MOST UK supermarkets and high street food chains are still sourcing their pork almost entirely from factory farms, it has been claimed.

Animal welfare group Farms Not Factories this week released a survey of pigmeat sourcing practice across a broad range of UK retailers, and highlighted that nearly three-quarters (73%) of mainstream outlets bought from intensive systems that placed pigs in 'permanent indoor confinement in barren, overcrowded pens'.

Looking across the range of welfare labels affixed to the pigmeat for sale in the UK, the campaigners endorsed the top end of free-range, RSPCA and organic assurance marques, but 'drew the line' above the Red Tractor standard, which they condemned as too low to offer meaningful welfare benefits for the animals.

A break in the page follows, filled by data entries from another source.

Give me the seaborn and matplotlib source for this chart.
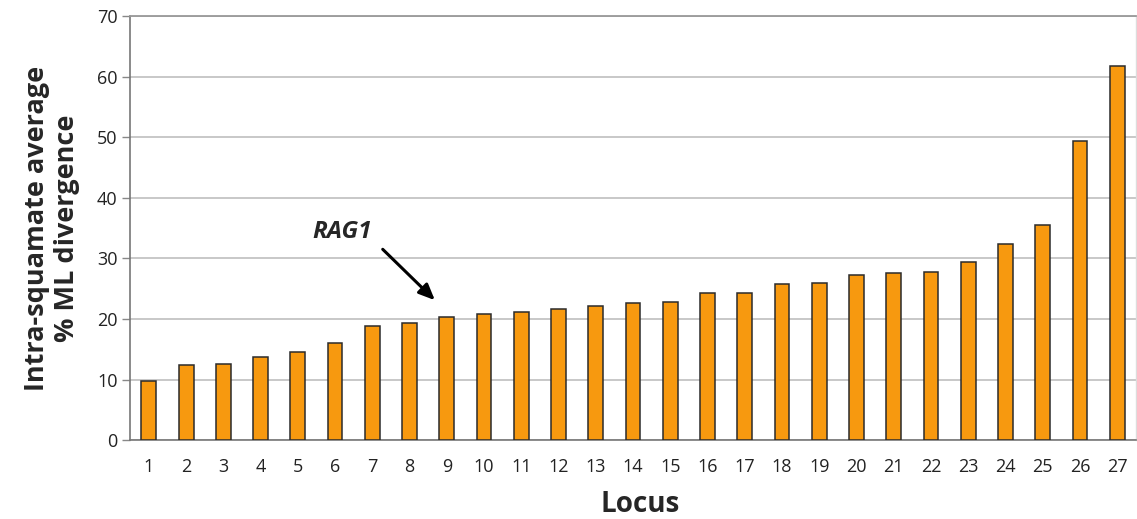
import matplotlib
matplotlib.use("Agg")
import matplotlib.pyplot as plt
import seaborn as sns
import pandas as pd

loci = [str(i) for i in range(1, 28)]
divergence = [9.7, 12.4, 12.5, 13.75, 14.5, 16.1, 18.8, 19.4, 20.4, 20.9,
              21.1, 21.7, 22.2, 22.6, 22.8, 24.3, 24.3, 25.75, 25.9, 27.3,
              27.6, 27.7, 29.4, 32.3, 35.5, 49.4, 61.7]
yticks = [0, 10, 20, 30, 40, 50, 60, 70]

sns.set_theme(style="white")
plt.rcParams['font.family'] = ['Open Sans', 'DejaVu Sans']

df = pd.DataFrame({"Locus": loci, "div": divergence})

fig = plt.figure(figsize=(11.37, 5.19), dpi=100)
ax = fig.add_axes([0.1145, 0.152, 0.8845, 0.817])

sns.barplot(data=df, x="Locus", y="div", color="#F7990F", width=0.4,
            edgecolor="#2b2b2b", linewidth=1.1, saturation=1, ax=ax, zorder=3)

ax.set_ylim(0, 70)
ax.set_xlim(-0.5, 26.5)
ax.set_yticks(yticks)
ax.set_yticklabels([str(t) for t in yticks], fontsize=13, color="#222222")
ax.yaxis.grid(True, color="#c4c4c4", linewidth=1.3, zorder=0)
ax.set_axisbelow(True)

# tick marks at category boundaries
ax.set_xticks(range(27))
ax.set_xticklabels(loci, fontsize=13, color="#222222")
ax.tick_params(axis="x", length=0, pad=13)
ax.set_xticks([i - 0.5 for i in range(28)], minor=True)
ax.tick_params(axis="x", which="minor", length=6, color="#888888", width=1)
ax.tick_params(axis="y", length=6, color="#888888", width=1, pad=3, left=True)

for side in ["left", "bottom"]:
    ax.spines[side].set_color("#777777")
    ax.spines[side].set_linewidth(1.2)
ax.spines["top"].set_color("#999999")
ax.spines["top"].set_linewidth(1.3)
ax.spines["right"].set_color("#dddddd")
ax.spines["right"].set_linewidth(1.0)

ax.set_xlabel("Locus", fontsize=20, fontweight="bold", labelpad=10)
ax.xaxis.label.set_x(0.507)
ax.set_ylabel("Intra-squamate average\n% ML divergence", fontsize=19.5,
              fontweight="bold", labelpad=12, linespacing=1.2)

ax.text(5.2, 34.4, "RAG1", fontsize=17.5, fontweight="bold", fontstyle="italic",
        ha="center", va="center")
ax.annotate("", xy=(7.68, 23.1), xytext=(6.28, 31.5),
            arrowprops=dict(arrowstyle="-|>,head_length=0.8,head_width=0.35",
                            color="black", lw=2.2, shrinkA=0, shrinkB=0))

fig.savefig("out.png", dpi=100)
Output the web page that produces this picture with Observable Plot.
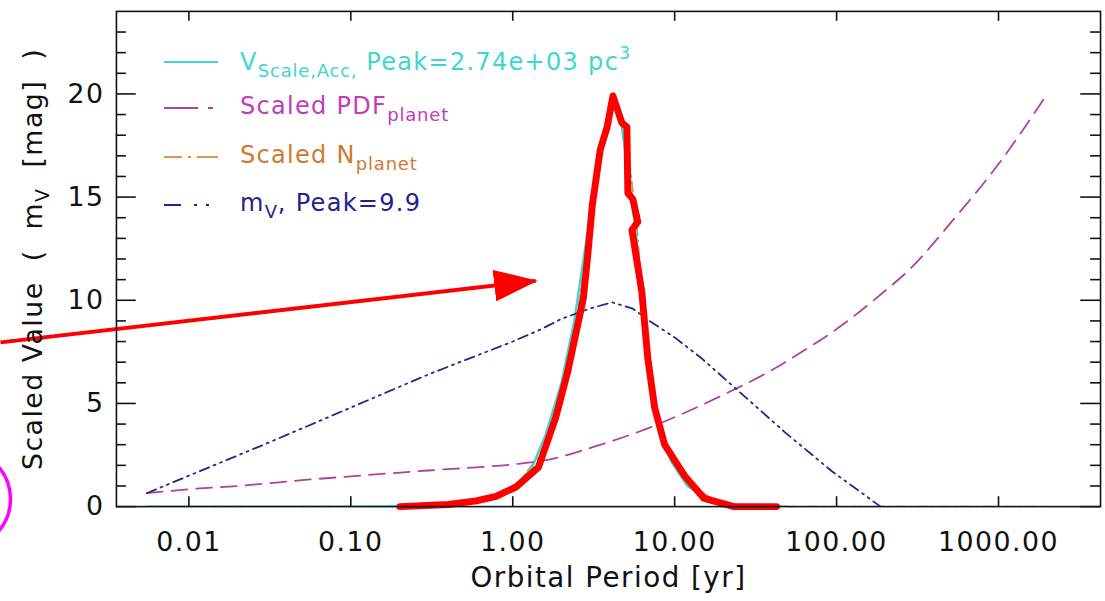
<!DOCTYPE html>
<html><head><meta charset="utf-8">
<script src="https://cdn.jsdelivr.net/npm/d3@7"></script>
<script src="https://cdn.jsdelivr.net/npm/@observablehq/plot@0.6"></script>
<style>
html,body{margin:0;padding:0;overflow:hidden;background:#fff;}
#wrap{position:relative;width:1105px;height:601px;overflow:hidden;}
#legend{position:absolute;left:0;top:0;font-family:"DejaVu Sans";font-size:24px;letter-spacing:1.3px;}
.row{position:absolute;left:164px;display:flex;align-items:center;white-space:nowrap;height:30px;}
.row svg{margin-right:22px;}
.row sub{font-size:18px;vertical-align:-7px;letter-spacing:0.8px;}
.row sup{font-size:17px;vertical-align:11px;}
</style></head><body><div id="wrap"></div>
<script>
// ---- data ----
const xTickVals = [0.01, 0.1, 1, 10, 100, 1000];
const xTickLabels = ["0.01", "0.10", "1.00", "10.00", "100.00", "1000.00"];
const yMajor = [0, 5, 10, 15, 20];
const yMinor = [1,2,3,4,6,7,8,9,11,12,13,14,16,17,18,19,21,22,23];

// Scaled PDF_planet (magenta, long dashes)
const pdfP = [0.0055, 0.01, 0.02, 0.05, 0.1, 0.3, 1, 1.6, 3.3, 6, 10.6, 19.4, 35.7, 59.4, 104, 182, 300, 500, 1000, 2000];
const pdfY = [0.65, 0.84, 1.0, 1.28, 1.47, 1.75, 2.05, 2.25, 2.94, 3.63, 4.42, 5.37, 6.41, 7.44, 8.7, 10.2, 11.7, 13.7, 16.6, 20];

// m_V (navy, dash-dot-dot)
const mvP = [0.0055, 0.01, 0.03, 0.1, 0.3, 1, 1.5, 2, 3, 4.1, 5.5, 7, 10, 14.6, 24, 48, 94, 187];
const mvY = [0.65, 1.5, 3.05, 4.8, 6.4, 8.0, 8.6, 9.1, 9.6, 9.9, 9.6, 9.0, 8.2, 7.2, 5.7, 3.6, 1.7, 0];

// V_Scale,Acc (cyan, solid)
const vP = [0.0055, 0.1, 0.2, 0.4, 0.6, 0.8, 1.0, 1.3, 1.6, 2.0, 2.4, 2.8, 3.2, 3.6, 4.16, 4.7, 5.1, 5.5, 5.9, 6.3, 7.0, 8.0, 9.5, 12, 16, 22, 30, 50];
const vY = [0, 0, 0.02, 0.1, 0.2, 0.45, 0.9, 1.8, 3.5, 6.0, 9.0, 12.5, 15.5, 18.0, 20, 18.5, 16.5, 14.5, 12.5, 9.5, 6.0, 3.8, 2.2, 1.0, 0.35, 0.1, 0.02, 0];

// Scaled N_planet (orange, dash-dot)
const nP = [0.0055, 0.2, 0.5, 1.0, 1.5, 2.0, 2.5, 3.0, 3.5, 4.16, 4.8, 5.3, 5.8, 6.3, 6.9, 7.6, 8.5, 10, 13, 18, 25, 40, 2000];
const nY = [0, 0, 0.1, 0.8, 2.6, 5.8, 9.5, 13.5, 17.2, 20, 18.8, 16.5, 13.8, 10.5, 7.2, 4.8, 3.2, 2.0, 0.9, 0.3, 0.08, 0, 0];

// hand-drawn red overlay
const redP = [0.201, 0.40, 0.596, 0.789, 1.046, 1.44, 1.84, 2.18, 2.73, 2.89, 3.10, 3.47, 3.83, 4.16, 4.72, 5.07, 5.14, 5.52, 5.92, 5.45, 6.27, 6.82, 7.52, 8.67, 11.5, 15.2, 23.2, 42.6];
const redY = [0, 0.1, 0.28, 0.5, 0.95, 1.9, 4.3, 6.5, 10.1, 12.0, 14.6, 17.3, 18.4, 19.9, 18.6, 18.4, 15.2, 14.9, 13.8, 13.4, 10.4, 7.2, 4.8, 3.0, 1.5, 0.4, 0, 0];
const arrowFrom = [0.000687, 7.96];
const arrowTo = [1.387, 10.94];
const parenAt = [0.000391, 0.37];

const xTitle = "Orbital Period [yr]";
const yTitleParts = ["Scaled Value  (  m", "V", "  [mag]  )"];

// ---- layout ----
const W = 1115, H = 601, mL = 117, mR = 5, mT = 11, mB = 90.3;
const fw = W - mL - mR, fh = H - mT - mB;
const col = {v: "#3ed8d0", pdf: "#b2409e", n: "#d49a52", mv: "#262689", red: "#ff0000"};

const ser = (P, Y) => P.map((p, i) => ({p, y: Y[i]}));

const plot = Plot.plot({
  width: W, height: H,
  marginLeft: mL, marginRight: mR, marginTop: mT, marginBottom: mB,
  x: {type: "log", domain: [0.00357, 4266]},
  y: {domain: [0, 24]},
  style: {fontFamily: "DejaVu Sans", color: "#111", background: "#fff"},
  marks: [
    Plot.line(ser(nP, nY), {x: "p", y: "y", stroke: col.n, strokeWidth: 1.8, strokeDasharray: "10,5,2,5", clip: true}),
    Plot.line(ser(vP, vY), {x: "p", y: "y", stroke: col.v, strokeWidth: 2.5, clip: true}),
    Plot.line(ser(pdfP, pdfY), {x: "p", y: "y", stroke: col.pdf, strokeWidth: 1.8, strokeDasharray: "16,9", curve: "monotone-x", clip: true}),
    Plot.line(ser(mvP, mvY), {x: "p", y: "y", stroke: col.mv, strokeWidth: 1.8, strokeDasharray: "10,5,2,5,2,5", clip: true}),
    Plot.line(ser(redP, redY), {x: "p", y: "y", stroke: col.red, strokeWidth: 7, strokeLinejoin: "round", strokeLinecap: "round"}),
    Plot.link([{a: arrowFrom, b: arrowTo}], {x1: d => d.a[0], y1: d => d.a[1], x2: d => d.b[0], y2: d => d.b[1], stroke: col.red, strokeWidth: 4}),
    Plot.dot([parenAt], {x: d => d[0], y: d => d[1], r: 50, stroke: "#ff00ff", strokeWidth: 3.5, fill: "none"}),
    Plot.frame({strokeWidth: 1.6, stroke: "#111"}),
    Plot.ruleX(xTickVals, {insetTop: fh - 10, strokeWidth: 1.6, stroke: "#111"}),
    Plot.ruleX(xTickVals, {insetBottom: fh - 10, strokeWidth: 1.6, stroke: "#111"}),
    Plot.ruleY(yMajor, {insetRight: fw - 20, strokeWidth: 1.6, stroke: "#111"}),
    Plot.ruleY(yMinor, {insetRight: fw - 10, strokeWidth: 1.6, stroke: "#111"}),
    Plot.ruleY(yMajor, {insetLeft: fw - 20, strokeWidth: 1.6, stroke: "#111"}),
    Plot.ruleY(yMinor, {insetLeft: fw - 10, strokeWidth: 1.6, stroke: "#111"}),
    Plot.axisX({ticks: xTickVals, tickSize: 0, tickPadding: 26, fontSize: 27, label: null,
      tickFormat: d => xTickLabels[xTickVals.indexOf(d)]}),
    Plot.axisY({ticks: yMajor, tickSize: 0, tickPadding: 12, fontSize: 27, label: null}),
    Plot.text([xTitle], {frameAnchor: "bottom", dy: 72, lineAnchor: "middle", fontSize: 28, text: d => d}),
    Plot.text(["ytitle"], {frameAnchor: "left", dx: -84, rotate: -90, textAnchor: "middle", lineAnchor: "middle", fontSize: 27, text: d => yTitleParts.join("")})
  ]
});

const svg = d3.select(plot);
svg.style("letter-spacing", "1.5px");
// arrowhead marker
const defs = svg.insert("defs", ":first-child");
defs.append("marker").attr("id", "redhead").attr("markerUnits", "userSpaceOnUse")
  .attr("viewBox", "0 0 44 32").attr("refX", 42).attr("refY", 16)
  .attr("markerWidth", 44).attr("markerHeight", 32).attr("orient", "auto")
  .append("path").attr("d", "M0,0L44,16L0,32Z").attr("fill", col.red);
svg.selectAll('g[aria-label="link"] path').attr("marker-end", "url(#redhead)");
// y title with subscript
svg.selectAll("text").filter(function() { return this.textContent === yTitleParts.join(""); })
  .each(function() {
    const t = d3.select(this); t.text(null);
    t.append("tspan").text(yTitleParts[0]);
    t.append("tspan").attr("font-size", 19).attr("dy", 7).text(yTitleParts[1]);
    t.append("tspan").attr("dy", -7).text(yTitleParts[2]);
  });

const wrap = document.getElementById("wrap");
wrap.appendChild(plot);

// legend (inside the plot, upper left)
const legendRows = [
  {dash: null, color: col.v, html: 'V<sub>Scale,Acc,</sub> Peak=2.74e+03 pc<sup>3</sup>', tcolor: "#3fd6cf", top: 47},
  {dash: "34,10,5,100", color: col.pdf, html: 'Scaled PDF<sub>planet</sub>', tcolor: "#c23cb8", top: 93},
  {dash: "18,6,3,6,40", color: col.n, html: 'Scaled N<sub>planet</sub>', tcolor: "#cf7a30", top: 142},
  {dash: "17,13,3,9,3,60", color: col.mv, html: 'm<sub>V</sub>, Peak=9.9', tcolor: "#222290", top: 190}
];
const leg = document.createElement("div"); leg.id = "legend";
for (const r of legendRows) {
  const row = document.createElement("div"); row.className = "row"; row.style.top = r.top + "px";
  row.innerHTML = `<svg width="54" height="10"><line x1="0" x2="54" y1="5" y2="5" stroke="${r.color}" stroke-width="2" ${r.dash ? `stroke-dasharray="${r.dash}"` : ""}/></svg><span style="color:${r.tcolor}">${r.html}</span>`;
  leg.appendChild(row);
}
wrap.appendChild(leg);
</script>
</body></html>
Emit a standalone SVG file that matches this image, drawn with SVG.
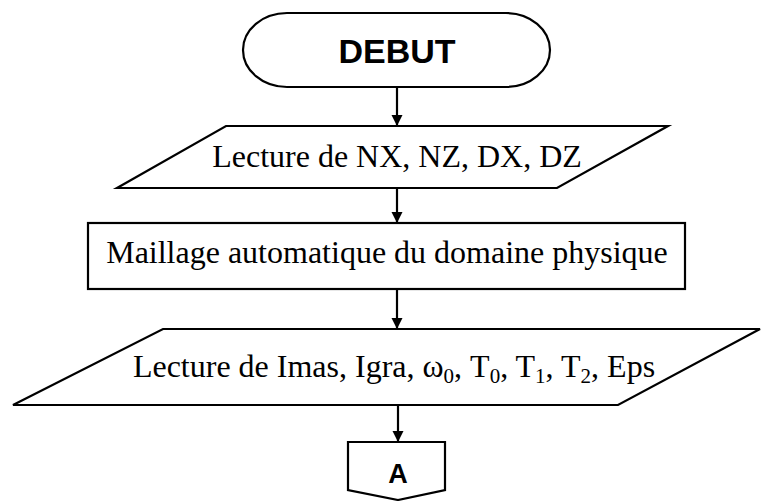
<svg xmlns="http://www.w3.org/2000/svg" width="763" height="501" viewBox="0 0 763 501">
<style>
.shape{fill:#fff;stroke:#000;stroke-width:2.2}
.conn{stroke:#000;stroke-width:2.2;fill:none}
.serif{font-family:"Liberation Serif","Times New Roman",serif;font-size:32px;fill:#000}
.sans{font-family:"Liberation Sans",Arial,sans-serif;font-weight:bold;fill:#000}
</style>
<defs>
<marker id="ah" viewBox="0 0 10 10" refX="10" refY="5" markerWidth="11" markerHeight="13" markerUnits="userSpaceOnUse" orient="auto">
<path d="M0,0 L10,5 L0,10 z" fill="#000"/>
</marker>
</defs>
<rect width="763" height="501" fill="#fff"/>
<g id="debut">
<rect class="shape" x="243" y="13" width="307" height="74" rx="44" ry="37"/>
<text class="sans" x="397" y="63" font-size="34" text-anchor="middle">DEBUT</text>
</g>
<g id="lecture1">
<polygon class="shape" points="117,188 226,126 668,126 557,188"/>
<text class="serif" x="397" y="167" text-anchor="middle">Lecture de NX, NZ, DX, DZ</text>
</g>
<g id="maillage">
<rect class="shape" x="88" y="223" width="597" height="66"/>
<text class="serif" x="387" y="263" text-anchor="middle">Maillage automatique du domaine physique</text>
</g>
<g id="lecture2">
<polygon class="shape" points="13,405 163,329 760,329 618,405"/>
<text class="serif" x="394" y="377" text-anchor="middle">Lecture de Imas, Igra, ω<tspan font-size="21" dy="6">0</tspan><tspan dy="-6">, T</tspan><tspan font-size="21" dy="6">0</tspan><tspan dy="-6">, T</tspan><tspan font-size="21" dy="6">1</tspan><tspan dy="-6">, T</tspan><tspan font-size="21" dy="6">2</tspan><tspan dy="-6">, Eps</tspan></text>
</g>
<g id="connecteurA">
<polygon class="shape" points="348,442 445,442 445,490 398,500 348,490"/>
<text class="sans" x="398" y="483" font-size="27" text-anchor="middle">A</text>
</g>
<g id="connectors">
<line class="conn" x1="397" y1="87" x2="397" y2="126" marker-end="url(#ah)"/>
<line class="conn" x1="397" y1="188" x2="397" y2="223" marker-end="url(#ah)"/>
<line class="conn" x1="397" y1="289" x2="397" y2="329" marker-end="url(#ah)"/>
<line class="conn" x1="398" y1="405" x2="398" y2="442" marker-end="url(#ah)"/>
</g>
</svg>
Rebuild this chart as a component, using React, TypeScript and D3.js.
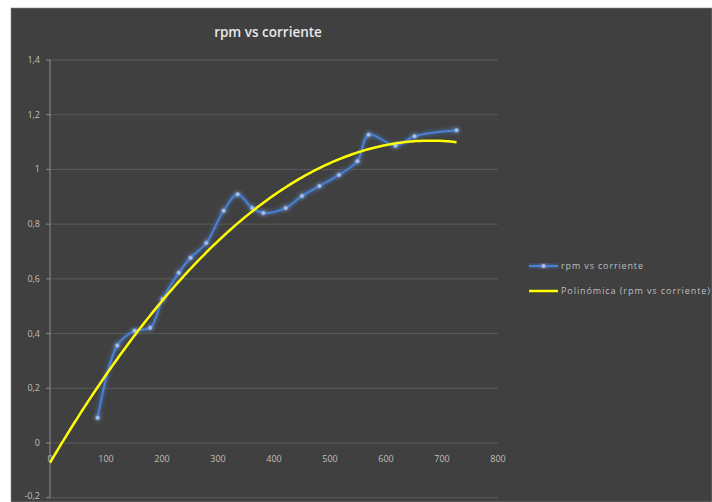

Farms Not Factories has written to the CEOs of the high street chains involved to demand a change in their buying policy, and has also called on the UK government to ban the importation of pork produced in conditions that would be illegal in the UK.

Fronting this new campaign is Game of Thrones actor Jerome Flynn, who took part in a stunt on London's Oxford Street, kneeling caged in the middle of the road, to highlight the welfare objection to the use of confined space meat production.

“Factory Farming is one of the most horrific examples of how far we have strayed from our hearts in the relentless drive for profit and so called progress," said Mr Flynn. "We call on all our major retailers to do the right thing and lead the way by ceasing to trade in any meat that isn’t high welfare. If we are going to farm and take the lives of our animals, then it is our responsibility to honour and care deeply for their lives while they are here, by giving them space to play and roam happily. I call on anyone with a compassionate heart to send a strong message to our government and our supermarkets by refusing to buy any factory farmed meat! It’s a horror story that has to stop!”

Campaign director Tracy Worcester personally bought single shares in a number of food chains so that she could attend shareholder meetings and ask questions of their management directly – and has now warned that companies' share values will fall if they don’t follow consumer trends away from factory farmed meat, given that many shoppers would boycott businesses with poor animal welfare standards, were they aware of them.

Ms Worcester said: "As consumers we can all help end the horrors of factory farming, that causes endemic animal suffering by cramming pigs into barren concrete cages, spreads excessive slurry and nitrates destroying ecosystems and undercutting smaller scale family farms – only buy RSPCA Assured, free range or best of all organic."